> **GIVEN DATA**:
*****

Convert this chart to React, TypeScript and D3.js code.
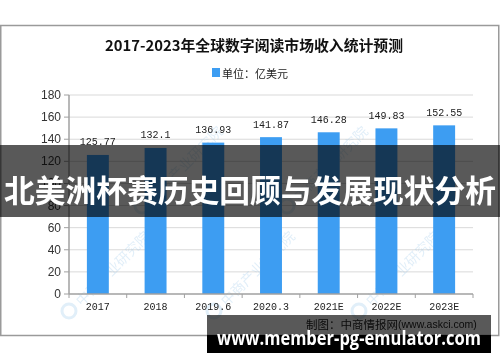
import React from "react";
import * as d3 from "d3";

const categories = ["2017", "2018", "2019.6", "2020.3", "2021E", "2022E", "2023E"];
const values = [125.77, 132.1, 136.93, 141.87, 146.28, 149.83, 152.55];
const valueLabels = ["125.77", "132.1", "136.93", "141.87", "146.28", "149.83", "152.55"];
const yTicks = [0, 20, 40, 60, 80, 100, 120, 140, 160, 180];
const title = "2017-2023年全球数字阅读市场收入统计预测";
const legendLabel = "单位：亿美元";
const sourceLabel = "制图：中商情报网";
const sourceUrl = "(www.askci.com)";
const bannerText = "北美洲杯赛历史回顾与发展现状分析";
const footerText = "www.member-pg-emulator.com";
const watermarkText = "中商产业研究院";

const W = 500;
const H = 362;

export default function App() {
  const x = d3.scaleBand<string>().domain(categories).range([69, 473]).paddingInner(0.62).paddingOuter(0.31);
  const y = d3.scaleLinear().domain([0, 180]).range([294, 95]);
  const step = x.step();

  const wmPositions: [number, number][] = [];
  for (let r = 0; r < 4; r++) {
    for (let c = -1; c < 5; c++) {
      const cx = 110 + c * 145 + (r % 2 === 1 ? -72 : 0);
      const cy = 60 + r * 105;
      if (cx - 53 >= 2 && cx + 44 <= 497 && cy - 44 >= 27 && cy + 53 <= 333) wmPositions.push([cx, cy]);
    }
  }

  return (
    <svg width={W} height={H} style={{ position: "absolute", left: 0, top: 0, background: "#fff" }}>
      <rect x={0} y={0} width={W} height={H} fill="#fff" />
      {/* chart frame */}
      <rect x={0.75} y={25.5} width={498} height={310} fill="#fff" stroke="#9a9a9a" strokeWidth={1.5} />

      {/* gridlines */}
      {yTicks.filter((t) => t > 0).map((t) => (
        <line key={"g" + t} x1={69} x2={473} y1={y(t)} y2={y(t)} stroke="#d9d9d9" strokeWidth={1} />
      ))}

      {/* watermarks */}
      <g opacity={0.3}>
        {wmPositions.map(([cx, cy], i) => (
          <g key={"wm" + i} transform={`translate(${cx},${cy}) rotate(-45)`}>
            <circle cx={-58} cy={0} r={7} fill="none" stroke="#9cc8ea" strokeWidth={3} />
            <text x={-46} y={0} dominantBaseline="central" fontSize={14} fontFamily="Noto Sans CJK SC" fill="#9cc8ea">
              {watermarkText}
            </text>
          </g>
        ))}
      </g>

      {/* bars */}
      {values.map((v, i) => (
        <rect key={"b" + i} x={x(categories[i])} y={y(v)} width={x.bandwidth()} height={y(0) - y(v)} fill="#3d9df2" />
      ))}

      {/* value labels */}
      {values.map((v, i) => (
        <text
          key={"v" + i}
          x={(x(categories[i]) as number) + x.bandwidth() / 2}
          y={y(v) - 12}
          textAnchor="middle"
          dominantBaseline="central"
          fontSize={10}
          fontFamily="Liberation Mono"
          fill="#222"
        >
          {valueLabels[i]}
        </text>
      ))}

      {/* y axis */}
      <line x1={69} x2={69} y1={95} y2={294} stroke="#a0a0a0" strokeWidth={1.5} />
      {yTicks.map((t) => (
        <g key={"yt" + t}>
          <line x1={64} x2={69} y1={y(t)} y2={y(t)} stroke="#a0a0a0" strokeWidth={1} />
          <text x={61} y={y(t)} textAnchor="end" dominantBaseline="central" fontSize={12} fontFamily="Liberation Sans" fill="#333">
            {t}
          </text>
        </g>
      ))}

      {/* x axis */}
      <line x1={69} x2={473} y1={294} y2={294} stroke="#a0a0a0" strokeWidth={1.5} />
      {categories.map((c, i) => (
        <line key={"xt" + i} x1={69 + step * i} x2={69 + step * i} y1={294} y2={298} stroke="#a0a0a0" strokeWidth={1} />
      ))}
      <line x1={473} x2={473} y1={294} y2={298} stroke="#a0a0a0" strokeWidth={1} />
      {categories.map((c) => (
        <text
          key={"xl" + c}
          x={(x(c) as number) + x.bandwidth() / 2}
          y={307}
          textAnchor="middle"
          dominantBaseline="central"
          fontSize={10}
          fontFamily="Liberation Mono"
          fill="#222"
        >
          {c}
        </text>
      ))}

      {/* title */}
      <text x={254} y={44} textAnchor="middle" dominantBaseline="central" fontSize={14.5} fontWeight="bold" fontFamily="Noto Sans CJK SC" fill="#111" textLength={298} lengthAdjust="spacingAndGlyphs">
        {title}
      </text>

      {/* legend */}
      <rect x={212} y={68} width={8} height={9} fill="#3d9df2" />
      <text x={222} y={73} dominantBaseline="central" fontSize={11} fontFamily="Noto Sans CJK SC" fill="#222">
        {legendLabel}
      </text>

      {/* source */}
      <text x={306} y={324} dominantBaseline="central" fontSize={11.5} fontFamily="Noto Sans CJK SC" fill="#222">
        {sourceLabel}
        <tspan fontFamily="Liberation Sans" fontSize={10.5}>{sourceUrl}</tspan>
      </text>

      {/* banner */}
      <rect x={0} y={145} width={W} height={72} fill="rgba(0,0,0,0.65)" />
      <text x={250} y={188} textAnchor="middle" dominantBaseline="central" fontSize={31} fontWeight="bold" fontFamily="Noto Sans CJK SC" fill="#fff" textLength={492} lengthAdjust="spacingAndGlyphs">
        {bannerText}
      </text>

      {/* footer */}
      <rect x={207} y={315} width={284} height={20} fill="rgba(0,0,0,0.65)" />
      <rect x={207} y={335} width={284} height={18} fill="#000" />
      <text x={349} y={337} textAnchor="middle" dominantBaseline="central" fontSize={20} fontWeight="bold" fontFamily="Open Sans" fill="#fff" textLength={264} lengthAdjust="spacingAndGlyphs">
        {footerText}
      </text>
    </svg>
  );
}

*****

Set down the complete material exactly, but do not include the images.

> **RESPONSE**:
Convert this chart to React, TypeScript and D3.js code.
import React from "react";
import * as d3 from "d3";

const categories = ["2017", "2018", "2019.6", "2020.3", "2021E", "2022E", "2023E"];
const values = [125.77, 132.1, 136.93, 141.87, 146.28, 149.83, 152.55];
const valueLabels = ["125.77", "132.1", "136.93", "141.87", "146.28", "149.83", "152.55"];
const yTicks = [0, 20, 40, 60, 80, 100, 120, 140, 160, 180];
const title = "2017-2023年全球数字阅读市场收入统计预测";
const legendLabel = "单位：亿美元";
const sourceLabel = "制图：中商情报网";
const sourceUrl = "(www.askci.com)";
const bannerText = "北美洲杯赛历史回顾与发展现状分析";
const footerText = "www.member-pg-emulator.com";
const watermarkText = "中商产业研究院";

const W = 500;
const H = 362;

export default function App() {
  const x = d3.scaleBand<string>().domain(categories).range([69, 473]).paddingInner(0.62).paddingOuter(0.31);
  const y = d3.scaleLinear().domain([0, 180]).range([294, 95]);
  const step = x.step();

  const wmPositions: [number, number][] = [];
  for (let r = 0; r < 4; r++) {
    for (let c = -1; c < 5; c++) {
      const cx = 110 + c * 145 + (r % 2 === 1 ? -72 : 0);
      const cy = 60 + r * 105;
      if (cx - 53 >= 2 && cx + 44 <= 497 && cy - 44 >= 27 && cy + 53 <= 333) wmPositions.push([cx, cy]);
    }
  }

  return (
    <svg width={W} height={H} style={{ position: "absolute", left: 0, top: 0, background: "#fff" }}>
      <rect x={0} y={0} width={W} height={H} fill="#fff" />
      {/* chart frame */}
      <rect x={0.75} y={25.5} width={498} height={310} fill="#fff" stroke="#9a9a9a" strokeWidth={1.5} />

      {/* gridlines */}
      {yTicks.filter((t) => t > 0).map((t) => (
        <line key={"g" + t} x1={69} x2={473} y1={y(t)} y2={y(t)} stroke="#d9d9d9" strokeWidth={1} />
      ))}

      {/* watermarks */}
      <g opacity={0.3}>
        {wmPositions.map(([cx, cy], i) => (
          <g key={"wm" + i} transform={`translate(${cx},${cy}) rotate(-45)`}>
            <circle cx={-58} cy={0} r={7} fill="none" stroke="#9cc8ea" strokeWidth={3} />
            <text x={-46} y={0} dominantBaseline="central" fontSize={14} fontFamily="Noto Sans CJK SC" fill="#9cc8ea">
              {watermarkText}
            </text>
          </g>
        ))}
      </g>

      {/* bars */}
      {values.map((v, i) => (
        <rect key={"b" + i} x={x(categories[i])} y={y(v)} width={x.bandwidth()} height={y(0) - y(v)} fill="#3d9df2" />
      ))}

      {/* value labels */}
      {values.map((v, i) => (
        <text
          key={"v" + i}
          x={(x(categories[i]) as number) + x.bandwidth() / 2}
          y={y(v) - 12}
          textAnchor="middle"
          dominantBaseline="central"
          fontSize={10}
          fontFamily="Liberation Mono"
          fill="#222"
        >
          {valueLabels[i]}
        </text>
      ))}

      {/* y axis */}
      <line x1={69} x2={69} y1={95} y2={294} stroke="#a0a0a0" strokeWidth={1.5} />
      {yTicks.map((t) => (
        <g key={"yt" + t}>
          <line x1={64} x2={69} y1={y(t)} y2={y(t)} stroke="#a0a0a0" strokeWidth={1} />
          <text x={61} y={y(t)} textAnchor="end" dominantBaseline="central" fontSize={12} fontFamily="Liberation Sans" fill="#333">
            {t}
          </text>
        </g>
      ))}

      {/* x axis */}
      <line x1={69} x2={473} y1={294} y2={294} stroke="#a0a0a0" strokeWidth={1.5} />
      {categories.map((c, i) => (
        <line key={"xt" + i} x1={69 + step * i} x2={69 + step * i} y1={294} y2={298} stroke="#a0a0a0" strokeWidth={1} />
      ))}
      <line x1={473} x2={473} y1={294} y2={298} stroke="#a0a0a0" strokeWidth={1} />
      {categories.map((c) => (
        <text
          key={"xl" + c}
          x={(x(c) as number) + x.bandwidth() / 2}
          y={307}
          textAnchor="middle"
          dominantBaseline="central"
          fontSize={10}
          fontFamily="Liberation Mono"
          fill="#222"
        >
          {c}
        </text>
      ))}

      {/* title */}
      <text x={254} y={44} textAnchor="middle" dominantBaseline="central" fontSize={14.5} fontWeight="bold" fontFamily="Noto Sans CJK SC" fill="#111" textLength={298} lengthAdjust="spacingAndGlyphs">
        {title}
      </text>

      {/* legend */}
      <rect x={212} y={68} width={8} height={9} fill="#3d9df2" />
      <text x={222} y={73} dominantBaseline="central" fontSize={11} fontFamily="Noto Sans CJK SC" fill="#222">
        {legendLabel}
      </text>

      {/* source */}
      <text x={306} y={324} dominantBaseline="central" fontSize={11.5} fontFamily="Noto Sans CJK SC" fill="#222">
        {sourceLabel}
        <tspan fontFamily="Liberation Sans" fontSize={10.5}>{sourceUrl}</tspan>
      </text>

      {/* banner */}
      <rect x={0} y={145} width={W} height={72} fill="rgba(0,0,0,0.65)" />
      <text x={250} y={188} textAnchor="middle" dominantBaseline="central" fontSize={31} fontWeight="bold" fontFamily="Noto Sans CJK SC" fill="#fff" textLength={492} lengthAdjust="spacingAndGlyphs">
        {bannerText}
      </text>

      {/* footer */}
      <rect x={207} y={315} width={284} height={20} fill="rgba(0,0,0,0.65)" />
      <rect x={207} y={335} width={284} height={18} fill="#000" />
      <text x={349} y={337} textAnchor="middle" dominantBaseline="central" fontSize={20} fontWeight="bold" fontFamily="Open Sans" fill="#fff" textLength={264} lengthAdjust="spacingAndGlyphs">
        {footerText}
      </text>
    </svg>
  );
}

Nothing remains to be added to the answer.